SONG 2. “Sugar in a Hurricane” is already great by the time you finish reading its title on the 12-inch EP sleeve. It’s just a Sublime image FULL-STOP. Its musical achievement lies in the fact that sonic execution matches title. This is rare in popular music (think “Strange Fruit”), although it remains a goal of all Classical composition.
SONG 3. “I’m a Believer” shows that Anita Lane could also go fast. The vocal style represents her (female) equivalent to the aggressive (male) vocal pattern of Iggy Pop and Nick Cave. Sometimes, her technique in this song reminds me of Marianna Faithful on “Sister Morphine.” Also, Bardot/Birkin singing Gainsborg. Once again, her character is kind-of-dead. Trapped in mud like Ana Lafei between stance/collapse. Sinking like a dragonfly whose mail-wings have touched the choppy surface of a pond, maybe at the sudden intevention of a short gust, and which now must endure the slow seepage of water through its form ending in inevitable submersion and death. See here my analysis of Swinburne’s “Les Noyades” (p.120). See also, that of Millais’ “Ophelia” which ends: “She was fearful of the stream’s light meter. For it dragged her down inexorably, to a dark God, to drown with no air above in totality. Without sky, sun of flood. And without vanity” (TMAC, 149).
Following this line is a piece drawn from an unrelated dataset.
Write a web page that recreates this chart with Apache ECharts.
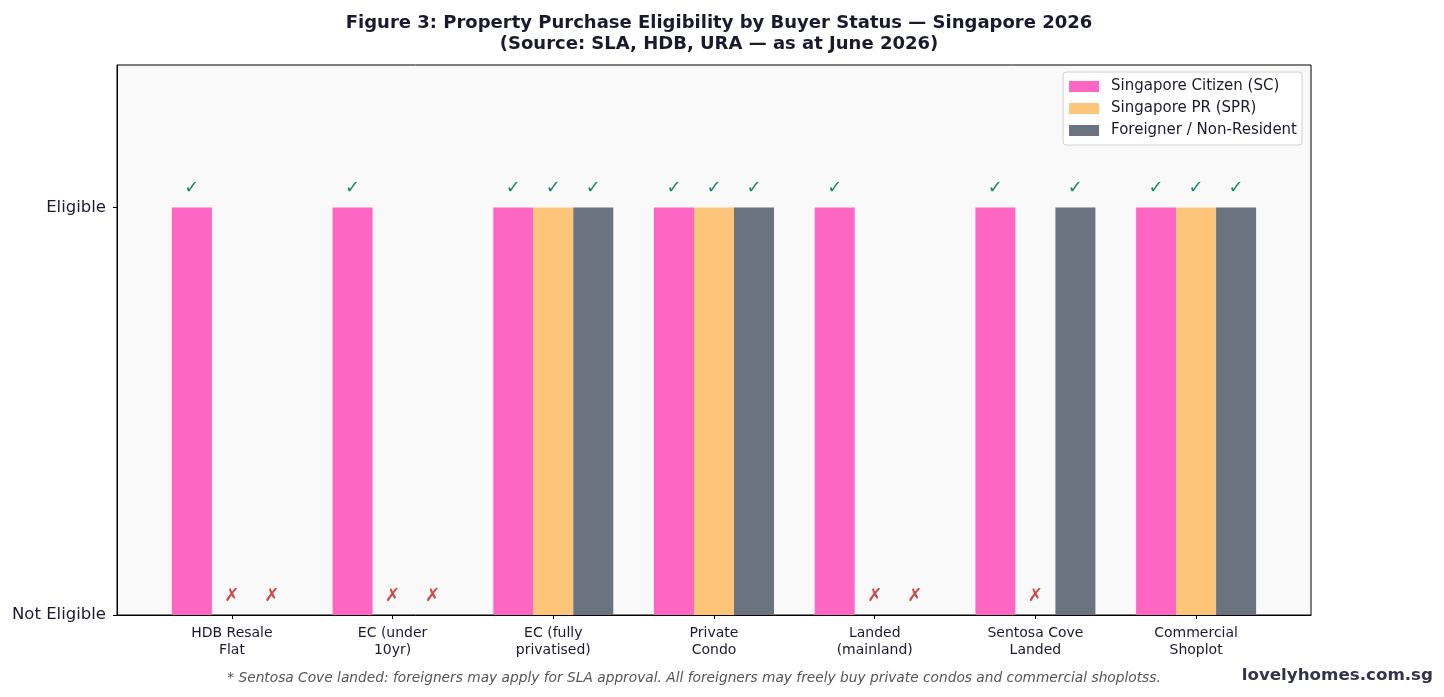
<!DOCTYPE html>
<html>
<head>
<meta charset="utf-8">
<script src="https://cdn.jsdelivr.net/npm/echarts@6/dist/echarts.min.js"></script>
<style>
  html, body { margin: 0; padding: 0; background: #fff; }
  #chart { width: 1444px; height: 697px; }
</style>
</head>
<body>
<div id="chart"></div>
<script>
// eligibility per property type: 1 = eligible, 0 = not eligible
const categories = [
  'HDB Resale\nFlat', 'EC (under\n10yr)', 'EC (fully\nprivatised)', 'Private\nCondo',
  'Landed\n(mainland)', 'Sentosa Cove\nLanded', 'Commercial\nShoplot'
];
const citizen   = [1, 1, 1, 1, 1, 1, 1];
const pr        = [0, 0, 1, 1, 0, 0, 1];
const foreigner = [0, 0, 1, 1, 0, 1, 1];
const yTicks = [0, 1];
const yTickLabels = ['Not Eligible', 'Eligible'];

const FONT = 'DejaVu Sans';
const GREEN = '#1a8a5c';
const RED = '#d04a4a';

function toData(arr) {
  return arr.map((v, i) => ({
    value: [i, v],
    label: { color: v ? GREEN : RED }
  }));
}

function barSeries(name, arr, color) {
  return {
    name: name,
    type: 'bar',
    data: toData(arr),
    barWidth: 40,
    barGap: '0%',
    itemStyle: { color: color },
    label: {
      show: true,
      position: 'top',
      distance: 10,
      fontFamily: FONT,
      fontSize: 18,
      formatter: p => (p.value[1] ? '✓' : '✗')
    }
  };
}

const chart = echarts.init(document.getElementById('chart'));
chart.setOption({
  animation: false,
  title: {
    text: 'Figure 3: Property Purchase Eligibility by Buyer Status — Singapore 2026\n(Source: SLA, HDB, URA — as at June 2026)',
    left: 714,
    textAlign: 'center',
    top: 8,
    textStyle: {
      fontFamily: FONT, fontSize: 18, fontWeight: 'bold', color: '#1a1a2e', lineHeight: 21
    }
  },
  legend: {
    orient: 'vertical',
    right: 142,
    top: 72,
    icon: 'rect',
    itemWidth: 30,
    itemHeight: 11,
    itemGap: 7,
    padding: [7, 5, 7, 6],
    backgroundColor: '#fff',
    borderColor: '#d0d0d0',
    borderWidth: 1,
    borderRadius: 3,
    textStyle: { fontFamily: FONT, fontSize: 15, color: '#1a1a2e', padding: [0, 0, 0, 7] }
  },
  grid: {
    left: 117, right: 133, top: 65, bottom: 82,
    show: true, backgroundColor: '#f9f9f9', borderColor: '#000', borderWidth: 1
  },
  xAxis: {
    type: 'value',
    min: -0.715,
    max: 6.715,
    splitLine: { show: false },
    axisLine: { show: true, onZero: false, lineStyle: { color: '#000' } },
    axisTick: { show: true, customValues: categories.map((c, i) => i), length: 4, lineStyle: { color: '#000' } },
    axisLabel: {
      customValues: categories.map((c, i) => i),
      formatter: v => categories[Math.round(v)],
      fontFamily: FONT, fontSize: 14, color: '#1a1a2e', lineHeight: 17, margin: 10
    }
  },
  yAxis: {
    type: 'value',
    min: 0,
    max: 1.35,
    splitLine: { show: false },
    axisLine: { show: true, onZero: false, lineStyle: { color: '#000' } },
    axisTick: { show: true, customValues: yTicks, length: 4, lineStyle: { color: '#000' } },
    axisLabel: {
      customValues: yTicks,
      formatter: v => yTickLabels[yTicks.indexOf(v)],
      fontFamily: FONT, fontSize: 16.5, color: '#1a1a2e', margin: 11
    }
  },
  graphic: [
    {
      type: 'text',
      x: 694, y: 678,
      style: {
        text: '* Sentosa Cove landed: foreigners may apply for SLA approval. All foreigners may freely buy private condos and commercial shoplotss.',
        fontFamily: FONT, fontSize: 13.75, fontStyle: 'italic', fill: '#555',
        align: 'center', verticalAlign: 'middle'
      }
    },
    {
      type: 'text',
      x: 1433, y: 676,
      style: {
        text: 'lovelyhomes.com.sg',
        fontFamily: FONT, fontSize: 16.7, fontWeight: 'bold', fill: '#33334a',
        align: 'right', verticalAlign: 'middle'
      }
    }
  ],
  series: [
    barSeries('Singapore Citizen (SC)', citizen, '#ff66c4'),
    barSeries('Singapore PR (SPR)', pr, '#fdc57a'),
    barSeries('Foreigner / Non-Resident', foreigner, '#6b7280')
  ]
});
</script>
</body>
</html>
This is an epitaph perhaps for Anita Lane also.
SONG 4. “Lost in Music” demonstrates her capacity to select unlikely candidates for definitive interpretation. She was like Billie Holliday or Nina Simone in this regard, combining supreme powers of translation with occasional compositional genius.
OTHER. Of her later works, BLUME and SUBTERRANEAN WORLD with Blixa Bargeld represent genuine advances on the adjacency-method originated by Lee Hazelwood for his duets with Nancy Sinatra. By that, I mean that Hazelwood used two singers in succession: (1) making a direct statement of fact then (2) offering a metaphorical turn on that utterance. This is NOT ‘call-and-reply.’ Rather, it is ‘call-and-trope.’
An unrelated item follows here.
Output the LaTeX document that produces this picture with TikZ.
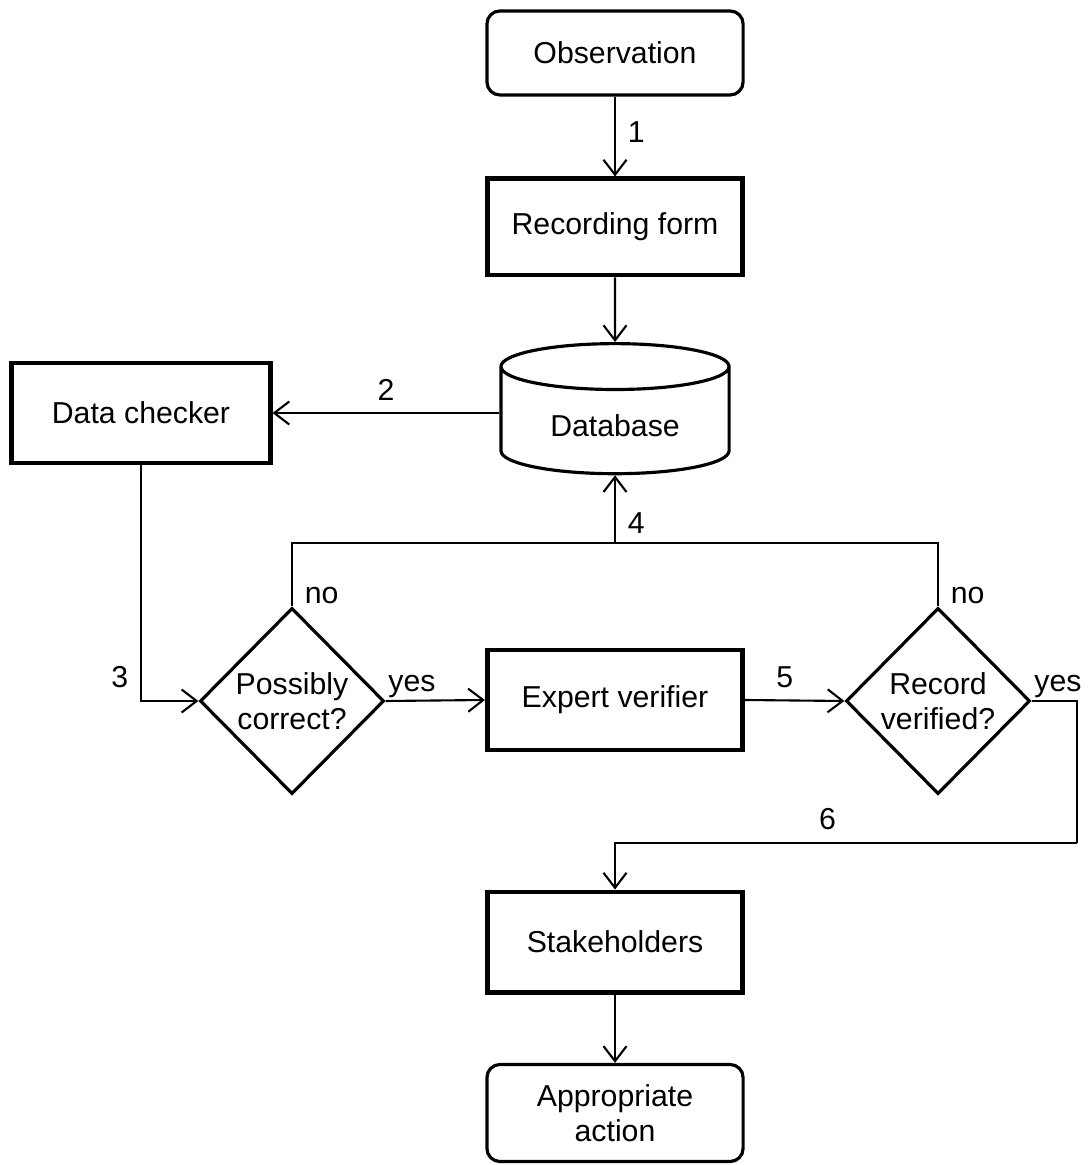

WITH NICK CAVE. They wrote two significant songs together:
(1) “From Her to Eternity” remains one of three songs on the Bad Seeds first album that acted a template for his subsequent career, the others being his cover of “Avalanche” and the ballad “A Box for Black Paul.” FHTE is the fast one.
(2) Anita Lane was also the co-author of “A Dead Song” by the Birthday Party. It was probably written in Melbourne in late 1980. I think this song represents one of the first occasions on which the Birthday Party achieved a truly original amalgam of sonics-with-the-word (see also The Friend Catcher, King Ink, Nick the Stripper, Hamlet, Junkyard, Sonny’s Burning, J’s Veil, Mutiny in Heaven). There isn’t a dud song on POF. “A Dead Song” is special because it collapsed the restrictive verse-chorus structure of popular music into a fall of images (with a distinct DOWNWARDS spatial projection) across different styles and categories. There is significance in the decision to place it at the end of that album. Its end represents one of the great closures in recorded music (see “A Day in the Life”). In just 2:16, it covers all TEN necessary elements of great art:
- Commencement with a fake statement of Truth (false patently)
- Consistent hyper-sensitivity to Language (see Semiotics)
- Obsessive self-consciousness about assuming the role of creator (in this instance, the fact of being A Singer)
- Irritated acceptance of the need to continue to appease some Beckett-like POWER (see “The Unbow[e]lable,” TMAC, p.339)
- Casual declarations of the universal human compulsion to kill
- Reduction of all enemies in stature (cockroaches = humans)
- Apnoea at the prospect of reaching climax (always with Anita Lane, there is a fear of seeming ill-mannered by dozing)
- Crazy break-outs of Imagination (white sack, little animals etc.) amidst isolation
- Closing reversion to religious imagery like some death-bed conversion (~15% of total ingredients)
- Repetitive final lines trying to force closure, ultimately capitulating to HALT with an affirmation of the artificiality/inevitability of all endings. A postscript acknowledges the existence of the Unkillable (soul/pests etc).
A Deterministic recital of the life of AL based on ADS would conclude thus, “This is THE END and it’s (Anita Lane) still not living.”
But I would rather just write, “VALE Initials A.L.”